*Stated task*. Without including any images, repeat the data exactly.

— Start of Data —

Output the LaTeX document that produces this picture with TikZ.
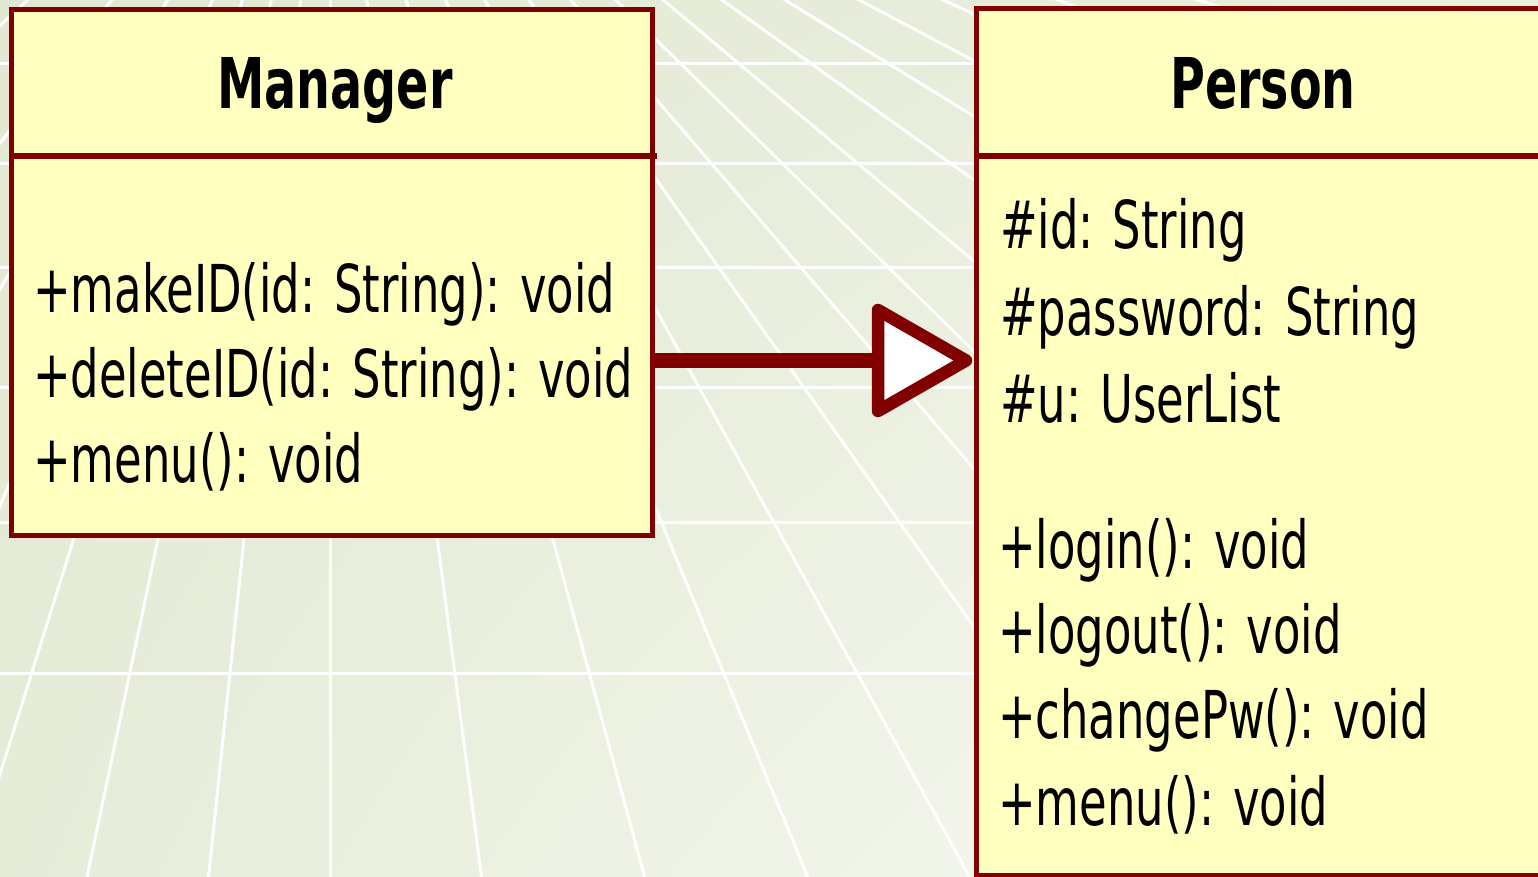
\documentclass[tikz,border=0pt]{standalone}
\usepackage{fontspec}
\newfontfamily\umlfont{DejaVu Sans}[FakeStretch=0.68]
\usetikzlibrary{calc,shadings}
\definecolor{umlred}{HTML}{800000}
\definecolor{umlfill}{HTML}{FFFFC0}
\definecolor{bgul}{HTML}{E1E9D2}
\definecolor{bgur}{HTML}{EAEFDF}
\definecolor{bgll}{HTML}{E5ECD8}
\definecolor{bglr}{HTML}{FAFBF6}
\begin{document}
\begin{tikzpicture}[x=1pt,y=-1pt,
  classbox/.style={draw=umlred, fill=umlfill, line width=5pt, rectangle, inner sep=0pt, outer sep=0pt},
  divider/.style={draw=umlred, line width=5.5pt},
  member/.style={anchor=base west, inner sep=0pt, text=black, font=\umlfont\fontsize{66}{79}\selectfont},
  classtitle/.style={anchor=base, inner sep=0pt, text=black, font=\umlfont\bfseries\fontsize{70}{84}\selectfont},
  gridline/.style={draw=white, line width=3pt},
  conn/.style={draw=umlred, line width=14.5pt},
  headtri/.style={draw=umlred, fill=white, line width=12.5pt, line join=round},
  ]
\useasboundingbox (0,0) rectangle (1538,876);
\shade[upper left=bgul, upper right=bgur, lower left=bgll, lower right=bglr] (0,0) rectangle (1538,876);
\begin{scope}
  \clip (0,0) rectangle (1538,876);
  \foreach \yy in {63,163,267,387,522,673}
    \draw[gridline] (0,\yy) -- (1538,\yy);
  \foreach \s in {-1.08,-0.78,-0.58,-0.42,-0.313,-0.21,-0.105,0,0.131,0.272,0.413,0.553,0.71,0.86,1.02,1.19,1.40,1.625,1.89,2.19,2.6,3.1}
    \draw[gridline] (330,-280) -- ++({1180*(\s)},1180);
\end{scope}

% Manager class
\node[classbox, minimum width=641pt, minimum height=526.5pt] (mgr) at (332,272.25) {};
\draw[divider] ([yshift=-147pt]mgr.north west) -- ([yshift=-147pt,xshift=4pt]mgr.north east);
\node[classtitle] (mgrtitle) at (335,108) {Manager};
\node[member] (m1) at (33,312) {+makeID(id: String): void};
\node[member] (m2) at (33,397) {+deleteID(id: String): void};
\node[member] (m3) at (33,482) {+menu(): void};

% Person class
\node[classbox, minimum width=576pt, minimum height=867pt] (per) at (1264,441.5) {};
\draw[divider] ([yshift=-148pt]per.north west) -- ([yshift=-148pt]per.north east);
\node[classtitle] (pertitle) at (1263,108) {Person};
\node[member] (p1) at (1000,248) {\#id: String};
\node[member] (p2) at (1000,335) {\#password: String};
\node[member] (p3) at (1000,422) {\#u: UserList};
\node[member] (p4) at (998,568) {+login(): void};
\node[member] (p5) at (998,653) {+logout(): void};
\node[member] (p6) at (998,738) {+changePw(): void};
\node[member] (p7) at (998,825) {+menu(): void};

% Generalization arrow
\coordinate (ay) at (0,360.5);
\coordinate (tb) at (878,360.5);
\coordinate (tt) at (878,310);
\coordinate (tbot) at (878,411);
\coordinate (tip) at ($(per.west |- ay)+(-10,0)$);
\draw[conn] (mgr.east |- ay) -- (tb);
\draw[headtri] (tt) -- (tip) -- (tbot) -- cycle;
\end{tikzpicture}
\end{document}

— End of Data —

*Written response*.
Output the LaTeX document that produces this picture with TikZ.
\documentclass[tikz,border=0pt]{standalone}
\usepackage{fontspec}
\newfontfamily\umlfont{DejaVu Sans}[FakeStretch=0.68]
\usetikzlibrary{calc,shadings}
\definecolor{umlred}{HTML}{800000}
\definecolor{umlfill}{HTML}{FFFFC0}
\definecolor{bgul}{HTML}{E1E9D2}
\definecolor{bgur}{HTML}{EAEFDF}
\definecolor{bgll}{HTML}{E5ECD8}
\definecolor{bglr}{HTML}{FAFBF6}
\begin{document}
\begin{tikzpicture}[x=1pt,y=-1pt,
  classbox/.style={draw=umlred, fill=umlfill, line width=5pt, rectangle, inner sep=0pt, outer sep=0pt},
  divider/.style={draw=umlred, line width=5.5pt},
  member/.style={anchor=base west, inner sep=0pt, text=black, font=\umlfont\fontsize{66}{79}\selectfont},
  classtitle/.style={anchor=base, inner sep=0pt, text=black, font=\umlfont\bfseries\fontsize{70}{84}\selectfont},
  gridline/.style={draw=white, line width=3pt},
  conn/.style={draw=umlred, line width=14.5pt},
  headtri/.style={draw=umlred, fill=white, line width=12.5pt, line join=round},
  ]
\useasboundingbox (0,0) rectangle (1538,876);
\shade[upper left=bgul, upper right=bgur, lower left=bgll, lower right=bglr] (0,0) rectangle (1538,876);
\begin{scope}
  \clip (0,0) rectangle (1538,876);
  \foreach \yy in {63,163,267,387,522,673}
    \draw[gridline] (0,\yy) -- (1538,\yy);
  \foreach \s in {-1.08,-0.78,-0.58,-0.42,-0.313,-0.21,-0.105,0,0.131,0.272,0.413,0.553,0.71,0.86,1.02,1.19,1.40,1.625,1.89,2.19,2.6,3.1}
    \draw[gridline] (330,-280) -- ++({1180*(\s)},1180);
\end{scope}

% Manager class
\node[classbox, minimum width=641pt, minimum height=526.5pt] (mgr) at (332,272.25) {};
\draw[divider] ([yshift=-147pt]mgr.north west) -- ([yshift=-147pt,xshift=4pt]mgr.north east);
\node[classtitle] (mgrtitle) at (335,108) {Manager};
\node[member] (m1) at (33,312) {+makeID(id: String): void};
\node[member] (m2) at (33,397) {+deleteID(id: String): void};
\node[member] (m3) at (33,482) {+menu(): void};

% Person class
\node[classbox, minimum width=576pt, minimum height=867pt] (per) at (1264,441.5) {};
\draw[divider] ([yshift=-148pt]per.north west) -- ([yshift=-148pt]per.north east);
\node[classtitle] (pertitle) at (1263,108) {Person};
\node[member] (p1) at (1000,248) {\#id: String};
\node[member] (p2) at (1000,335) {\#password: String};
\node[member] (p3) at (1000,422) {\#u: UserList};
\node[member] (p4) at (998,568) {+login(): void};
\node[member] (p5) at (998,653) {+logout(): void};
\node[member] (p6) at (998,738) {+changePw(): void};
\node[member] (p7) at (998,825) {+menu(): void};

% Generalization arrow
\coordinate (ay) at (0,360.5);
\coordinate (tb) at (878,360.5);
\coordinate (tt) at (878,310);
\coordinate (tbot) at (878,411);
\coordinate (tip) at ($(per.west |- ay)+(-10,0)$);
\draw[conn] (mgr.east |- ay) -- (tb);
\draw[headtri] (tt) -- (tip) -- (tbot) -- cycle;
\end{tikzpicture}
\end{document}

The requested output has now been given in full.